Not OP but I believe the low score is due to not enough training time and incorrect parameters such as frameskip. Space Invaders was mentioned as one of the few games they needed to lower the frameskip (from 4 to 3 or 2?) on because of the flashing lasers. I'm assuming OP left the parameters as is from the implementation by Nathan Sprague, which has frameskip at 4, and trained for a few epochs.
Interesting. I am not sure how this deepmind game was played. Note that a typical game with epsilon = 0.1 achieves results around 550 points. In the nature paper they were running the game with epsilon = .05
If you spot any other differences I'd be happy to learn about them.
I learned of q-learning in the berkeley AI course (the pacman course). So I sort of get that. but the course didn't touch neural networks.
what's the difference between q-learning with and q-learning without neural networks? Or, rather, in the process of doing q-learning, where does the neural network slot in, what does it replace if there is no nn?
Note that Neural Network is just a very complex function.
You usually think of Q as a function (S, A) -> (Expected accumulated future reward)
which is equivalent to S -> A -> (Expected accumulated future reward)
the Neural Network is S -> (A -> (Expected accumulated future reward))
or if you whish the output layer of neural network consists of |A| neurons. Each indicates the (Expected accumulated future reward) given current experience.
So what we are saying is that a neural network can be used as the implementation for the q-function? I.e., a q-function is by definition only a mapping of (S,A) pairs to an expected future reward. We can do this using a traditional style like value iteration or back propagation, or we can use a neural network? And it's just a matter of implementation?

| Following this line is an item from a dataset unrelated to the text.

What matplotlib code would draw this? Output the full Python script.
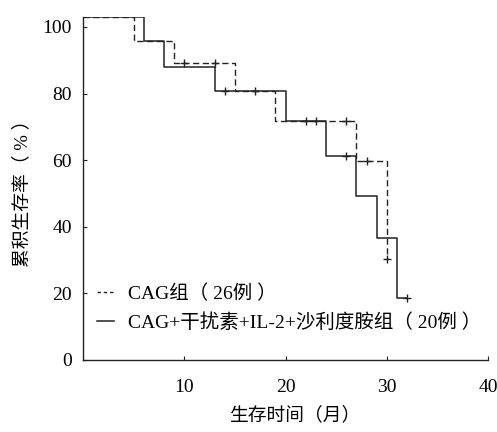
import matplotlib
matplotlib.use("Agg")
import matplotlib.pyplot as plt
from matplotlib.lines import Line2D

plt.rcParams['font.family'] = ['Liberation Serif', 'Noto Sans CJK SC']

# Data
cag_t = [0, 5, 9, 15, 19, 27, 30]
cag_s = [102.9, 95.8, 89.2, 80.9, 71.9, 59.8, 30.3]
cag_cens_t = [10, 13, 26, 28, 30]
cag_cens_s = [89.2, 89.2, 71.9, 59.8, 30.3]

combo_t = [0, 6, 8, 13, 20, 24, 27, 29, 31, 32]
combo_s = [102.9, 95.8, 87.9, 80.9, 71.9, 61.3, 49.2, 36.7, 18.7, 18.7]
combo_cens_t = [14, 17, 22, 23, 26, 32]
combo_cens_s = [80.9, 80.9, 71.9, 71.9, 61.3, 18.7]

xticks = [10, 20, 30, 40]
yticks = [0, 20, 40, 60, 80, 100]
labels = ["CAG组（ 26例 ）", "CAG+干扰素+IL-2+沙利度胺组（ 20例 ）"]

fig = plt.figure(figsize=(4.97, 4.32), dpi=100)
ax = fig.add_axes([83/497, 72/432, 405/497, 343/432])

lc = '#222222'
ax.step(cag_t, cag_s, where='post', color=lc, lw=1.0, linestyle=(0, (4.5, 2.5)))
ax.step(combo_t, combo_s, where='post', color=lc, lw=1.1)
ax.plot(cag_cens_t, cag_cens_s, linestyle='none', marker='+', ms=6, mew=1.0, color=lc)
ax.plot(combo_cens_t, combo_cens_s, linestyle='none', marker='+', ms=6, mew=1.0, color=lc)

ax.set_xlim(0, 40)
ax.set_ylim(0, 103)
ax.set_xticks(xticks)
ax.set_yticks(yticks)
ax.spines['top'].set_visible(False)
ax.spines['right'].set_visible(False)
for s in ['left', 'bottom']:
    ax.spines[s].set_color(lc)
    ax.spines[s].set_linewidth(1.0)
ax.tick_params(axis='x', direction='in', length=3, pad=14, labelsize=14, color=lc)
ax.tick_params(axis='y', direction='in', length=3, pad=8, labelsize=14, color=lc)

ax.set_xlabel("生存时间（月）", fontsize=13.5, labelpad=9)
ax.xaxis.set_label_coords(0.523, -0.135)
ax.set_ylabel("累积生存率（ % ）", fontsize=13.5, labelpad=8)

handles = [Line2D([], [], color=lc, lw=1.0, linestyle=(0, (2.5, 2))),
           Line2D([], [], color=lc, lw=1.1)]
ax.legend(handles, labels, loc='lower left', bbox_to_anchor=(0.015, 0.06),
          frameon=False, handlelength=0.9, handletextpad=0.7,
          labelspacing=0.5, borderaxespad=0, prop={'size': 14})

fig.savefig("out.png", dpi=100)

Yes, we try to approximate Q function with neural network.
Which is basically an enhanced version of gradient-descent Sarsa.
The main trick to notice is that you can't provide consecutive frames as mini-batches as these would be highly correlated and would derail stochastic gradient descent.
So we keep many frames (and all other necessary information) in memory and draw these experiences uniformly to form a minibatch that becomes input to the neural network
As an amateur, I've always wondered if reinforcement learning could work with games where there are some probabilities in place (e.g. poker).
What happens when the action taken is a good one but the outcome is negative due to bad luck?
Absolutely. Q-learning has this capabilities and a shallow neural network was used back in 1992 to play backgammon, which has a lot of stochasticity.
See https://en.wikipedia.org/wiki/TD-Gammon
I would like to learn more about the techniques used here. Can anyone recommend some books, or online materials but I generally find those worse. I have a moderately strong math background (undergraduate degree with double major in CS/Math).
someone posted this comment in another thread [1]. (Also read the two parent comments of that comment).
Essentially read and do exercises of ISLR (Intro to Statistical Learning, with applications in R). Will both give you a strong base, and increase your job prospects (according to the comment).
P.S: my personal opinion. For every R language exercise in that book, try to do a similar exercise in Python. If you don't know Python, learn it. (you'll thank me later).
Now, train the network jointly over the game sequence. Or even better, when given a chance to take action rollout on each action and learn jointly on that rest of gameplay.
Reinforcement learning is very hard. Especially when you create meaningful games and then don't use the fact that a whole game is a one long chain of events, and instead force learning on windowed sequence.
Neural network has enough parameters to remember much of these windows and will clearly perform well, but the training last too long given the fact that no structured information is used.
https://m.youtube.com/watch?v=ZisFfiEdQ_E
For comparison, DeepMind:
https://m.youtube.com/watch?v=ePv0Fs9cGgU
Note that 550 is a very low score in Space Invaders.